Directions for this task: Begin with the line holding "Output the LaTeX", end with the line holding "width=127pt,minimum height=116pt] (sudah)", and repeat every line in between exactly, without pictures.

Dataset rows:

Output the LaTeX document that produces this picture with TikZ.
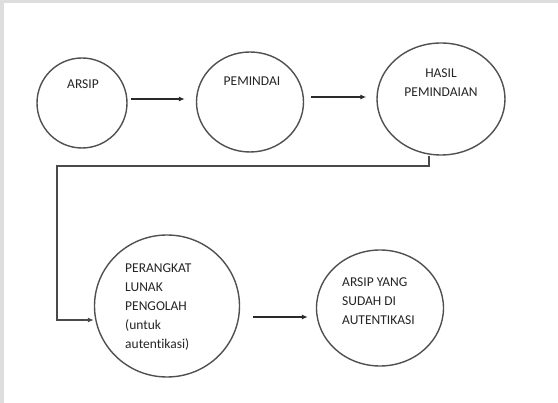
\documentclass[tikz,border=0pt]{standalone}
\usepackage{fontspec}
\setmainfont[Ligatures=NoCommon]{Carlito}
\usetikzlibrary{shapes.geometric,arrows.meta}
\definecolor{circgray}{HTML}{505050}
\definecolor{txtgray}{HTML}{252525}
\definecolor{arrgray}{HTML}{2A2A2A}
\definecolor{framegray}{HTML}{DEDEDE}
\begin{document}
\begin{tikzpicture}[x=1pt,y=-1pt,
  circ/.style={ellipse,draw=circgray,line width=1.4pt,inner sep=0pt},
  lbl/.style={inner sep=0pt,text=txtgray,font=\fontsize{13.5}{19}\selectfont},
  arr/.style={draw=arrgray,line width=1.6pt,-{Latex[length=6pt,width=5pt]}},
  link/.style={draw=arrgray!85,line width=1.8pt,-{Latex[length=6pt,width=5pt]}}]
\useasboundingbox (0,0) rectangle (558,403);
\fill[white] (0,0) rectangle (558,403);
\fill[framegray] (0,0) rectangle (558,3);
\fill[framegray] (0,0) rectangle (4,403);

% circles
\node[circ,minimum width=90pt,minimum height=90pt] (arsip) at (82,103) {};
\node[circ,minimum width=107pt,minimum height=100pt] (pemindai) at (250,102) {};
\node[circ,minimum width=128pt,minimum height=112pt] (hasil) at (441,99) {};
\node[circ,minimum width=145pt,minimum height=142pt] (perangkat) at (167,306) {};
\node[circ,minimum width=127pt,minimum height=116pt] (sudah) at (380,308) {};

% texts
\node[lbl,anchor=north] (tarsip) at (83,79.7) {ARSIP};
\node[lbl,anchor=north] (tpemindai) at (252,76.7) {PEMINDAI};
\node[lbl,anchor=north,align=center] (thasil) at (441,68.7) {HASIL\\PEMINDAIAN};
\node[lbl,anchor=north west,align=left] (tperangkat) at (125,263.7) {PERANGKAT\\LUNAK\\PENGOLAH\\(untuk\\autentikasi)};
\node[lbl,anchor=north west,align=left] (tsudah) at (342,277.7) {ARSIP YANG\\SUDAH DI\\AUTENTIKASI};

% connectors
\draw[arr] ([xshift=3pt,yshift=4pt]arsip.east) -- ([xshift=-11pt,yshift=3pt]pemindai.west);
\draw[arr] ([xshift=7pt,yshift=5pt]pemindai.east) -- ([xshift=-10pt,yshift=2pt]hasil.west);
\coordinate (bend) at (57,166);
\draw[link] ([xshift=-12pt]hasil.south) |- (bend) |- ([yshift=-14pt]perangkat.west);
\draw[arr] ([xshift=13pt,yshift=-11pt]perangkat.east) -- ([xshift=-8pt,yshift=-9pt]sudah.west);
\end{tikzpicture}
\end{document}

--

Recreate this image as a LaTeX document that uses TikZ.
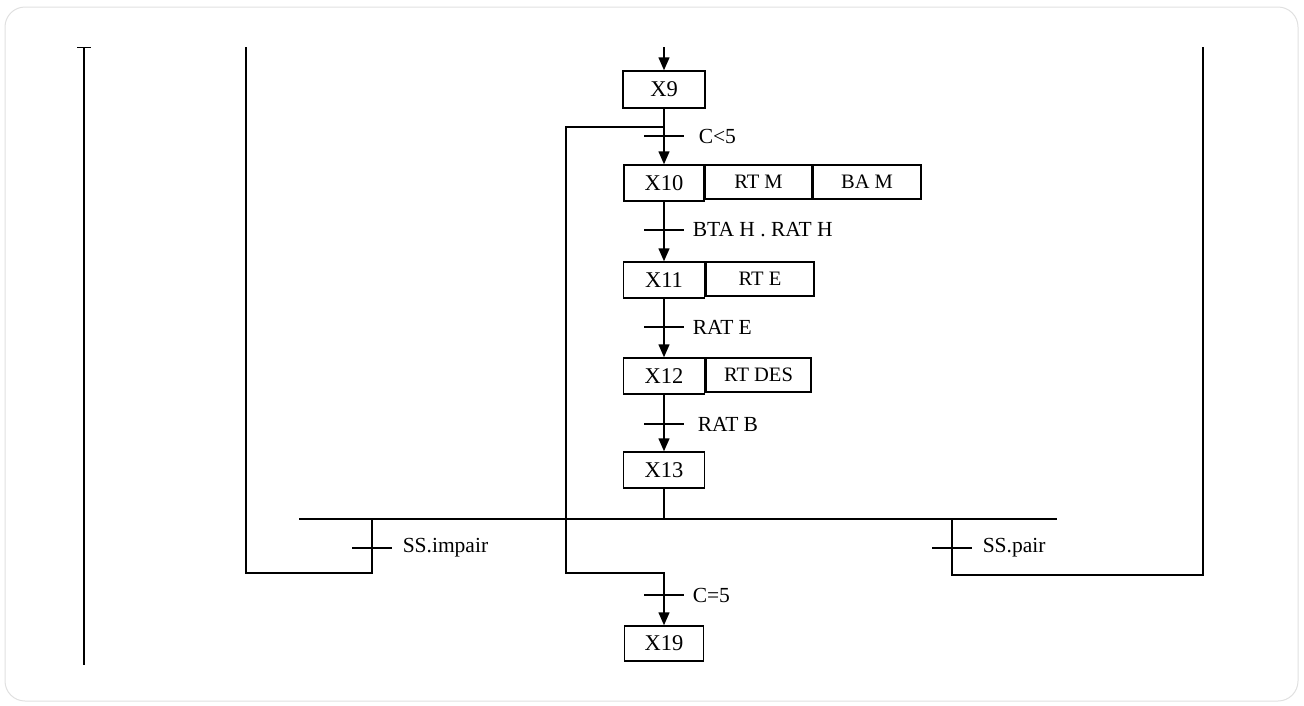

--

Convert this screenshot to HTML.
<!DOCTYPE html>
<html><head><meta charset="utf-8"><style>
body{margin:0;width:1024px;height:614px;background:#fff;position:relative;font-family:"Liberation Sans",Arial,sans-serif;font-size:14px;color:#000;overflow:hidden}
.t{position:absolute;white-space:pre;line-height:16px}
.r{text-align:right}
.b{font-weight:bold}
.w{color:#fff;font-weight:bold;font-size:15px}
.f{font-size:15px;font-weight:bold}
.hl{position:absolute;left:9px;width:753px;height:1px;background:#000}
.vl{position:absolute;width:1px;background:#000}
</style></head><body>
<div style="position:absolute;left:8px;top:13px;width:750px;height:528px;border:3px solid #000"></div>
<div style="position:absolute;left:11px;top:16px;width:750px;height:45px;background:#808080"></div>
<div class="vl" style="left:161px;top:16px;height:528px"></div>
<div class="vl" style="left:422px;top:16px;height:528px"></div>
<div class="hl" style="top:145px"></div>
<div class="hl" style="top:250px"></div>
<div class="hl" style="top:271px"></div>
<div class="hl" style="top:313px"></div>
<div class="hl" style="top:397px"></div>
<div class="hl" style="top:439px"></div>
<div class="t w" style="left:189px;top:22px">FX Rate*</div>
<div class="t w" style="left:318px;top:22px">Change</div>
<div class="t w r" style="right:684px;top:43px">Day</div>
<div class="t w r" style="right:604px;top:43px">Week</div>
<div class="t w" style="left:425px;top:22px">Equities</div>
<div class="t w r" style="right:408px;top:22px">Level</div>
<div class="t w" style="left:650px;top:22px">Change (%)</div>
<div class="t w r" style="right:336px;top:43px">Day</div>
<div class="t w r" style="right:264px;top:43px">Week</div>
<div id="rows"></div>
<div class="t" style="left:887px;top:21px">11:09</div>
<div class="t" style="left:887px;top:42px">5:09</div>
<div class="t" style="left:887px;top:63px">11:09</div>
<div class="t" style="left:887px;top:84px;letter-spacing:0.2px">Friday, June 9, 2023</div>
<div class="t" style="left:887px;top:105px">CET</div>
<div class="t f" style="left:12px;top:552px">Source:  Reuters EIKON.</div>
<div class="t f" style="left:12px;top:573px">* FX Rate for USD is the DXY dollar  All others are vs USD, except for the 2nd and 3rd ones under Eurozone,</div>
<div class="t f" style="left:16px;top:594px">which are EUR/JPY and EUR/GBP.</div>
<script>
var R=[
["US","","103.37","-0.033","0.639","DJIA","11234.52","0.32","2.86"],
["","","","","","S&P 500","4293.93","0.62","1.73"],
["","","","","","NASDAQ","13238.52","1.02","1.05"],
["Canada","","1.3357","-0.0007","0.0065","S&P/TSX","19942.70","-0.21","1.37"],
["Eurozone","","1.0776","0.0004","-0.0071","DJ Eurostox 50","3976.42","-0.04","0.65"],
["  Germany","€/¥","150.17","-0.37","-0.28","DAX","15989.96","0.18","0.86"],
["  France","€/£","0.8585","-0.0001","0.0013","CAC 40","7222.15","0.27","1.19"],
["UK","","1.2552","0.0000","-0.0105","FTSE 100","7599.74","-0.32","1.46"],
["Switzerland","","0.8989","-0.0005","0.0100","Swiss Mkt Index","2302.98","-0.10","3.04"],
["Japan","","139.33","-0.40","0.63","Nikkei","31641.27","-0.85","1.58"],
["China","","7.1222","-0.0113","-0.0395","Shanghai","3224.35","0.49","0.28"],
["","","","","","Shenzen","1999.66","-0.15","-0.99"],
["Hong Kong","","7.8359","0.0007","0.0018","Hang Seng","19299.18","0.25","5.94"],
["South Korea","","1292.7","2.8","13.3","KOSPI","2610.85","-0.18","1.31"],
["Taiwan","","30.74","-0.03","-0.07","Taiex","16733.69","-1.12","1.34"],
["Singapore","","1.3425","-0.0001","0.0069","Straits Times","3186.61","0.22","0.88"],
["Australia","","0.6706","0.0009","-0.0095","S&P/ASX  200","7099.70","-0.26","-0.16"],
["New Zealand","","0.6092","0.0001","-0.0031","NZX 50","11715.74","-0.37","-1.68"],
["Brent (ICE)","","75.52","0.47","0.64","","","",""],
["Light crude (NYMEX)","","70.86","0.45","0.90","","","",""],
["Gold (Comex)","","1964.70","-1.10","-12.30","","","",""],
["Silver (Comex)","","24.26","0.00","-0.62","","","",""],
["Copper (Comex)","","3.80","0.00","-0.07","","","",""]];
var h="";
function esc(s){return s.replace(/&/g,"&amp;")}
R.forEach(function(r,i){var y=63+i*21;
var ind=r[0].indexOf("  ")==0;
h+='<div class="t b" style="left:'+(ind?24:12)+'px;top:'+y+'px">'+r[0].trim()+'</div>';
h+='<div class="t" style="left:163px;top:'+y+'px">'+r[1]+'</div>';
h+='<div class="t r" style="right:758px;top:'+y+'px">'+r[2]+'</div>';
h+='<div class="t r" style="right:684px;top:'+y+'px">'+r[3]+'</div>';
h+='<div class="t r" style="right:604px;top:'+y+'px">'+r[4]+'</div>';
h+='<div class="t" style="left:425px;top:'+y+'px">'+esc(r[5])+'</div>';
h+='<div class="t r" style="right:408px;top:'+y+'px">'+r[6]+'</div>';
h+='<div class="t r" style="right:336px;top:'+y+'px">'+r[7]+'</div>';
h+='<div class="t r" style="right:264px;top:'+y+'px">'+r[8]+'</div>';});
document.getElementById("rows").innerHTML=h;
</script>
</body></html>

Response for this exercise:
Output the LaTeX document that produces this picture with TikZ.
\documentclass[tikz,border=0pt]{standalone}
\usepackage{fontspec}
\setmainfont[Ligatures=NoCommon]{Carlito}
\usetikzlibrary{shapes.geometric,arrows.meta}
\definecolor{circgray}{HTML}{505050}
\definecolor{txtgray}{HTML}{252525}
\definecolor{arrgray}{HTML}{2A2A2A}
\definecolor{framegray}{HTML}{DEDEDE}
\begin{document}
\begin{tikzpicture}[x=1pt,y=-1pt,
  circ/.style={ellipse,draw=circgray,line width=1.4pt,inner sep=0pt},
  lbl/.style={inner sep=0pt,text=txtgray,font=\fontsize{13.5}{19}\selectfont},
  arr/.style={draw=arrgray,line width=1.6pt,-{Latex[length=6pt,width=5pt]}},
  link/.style={draw=arrgray!85,line width=1.8pt,-{Latex[length=6pt,width=5pt]}}]
\useasboundingbox (0,0) rectangle (558,403);
\fill[white] (0,0) rectangle (558,403);
\fill[framegray] (0,0) rectangle (558,3);
\fill[framegray] (0,0) rectangle (4,403);

% circles
\node[circ,minimum width=90pt,minimum height=90pt] (arsip) at (82,103) {};
\node[circ,minimum width=107pt,minimum height=100pt] (pemindai) at (250,102) {};
\node[circ,minimum width=128pt,minimum height=112pt] (hasil) at (441,99) {};
\node[circ,minimum width=145pt,minimum height=142pt] (perangkat) at (167,306) {};
\node[circ,minimum width=127pt,minimum height=116pt] (sudah) at (380,308) {};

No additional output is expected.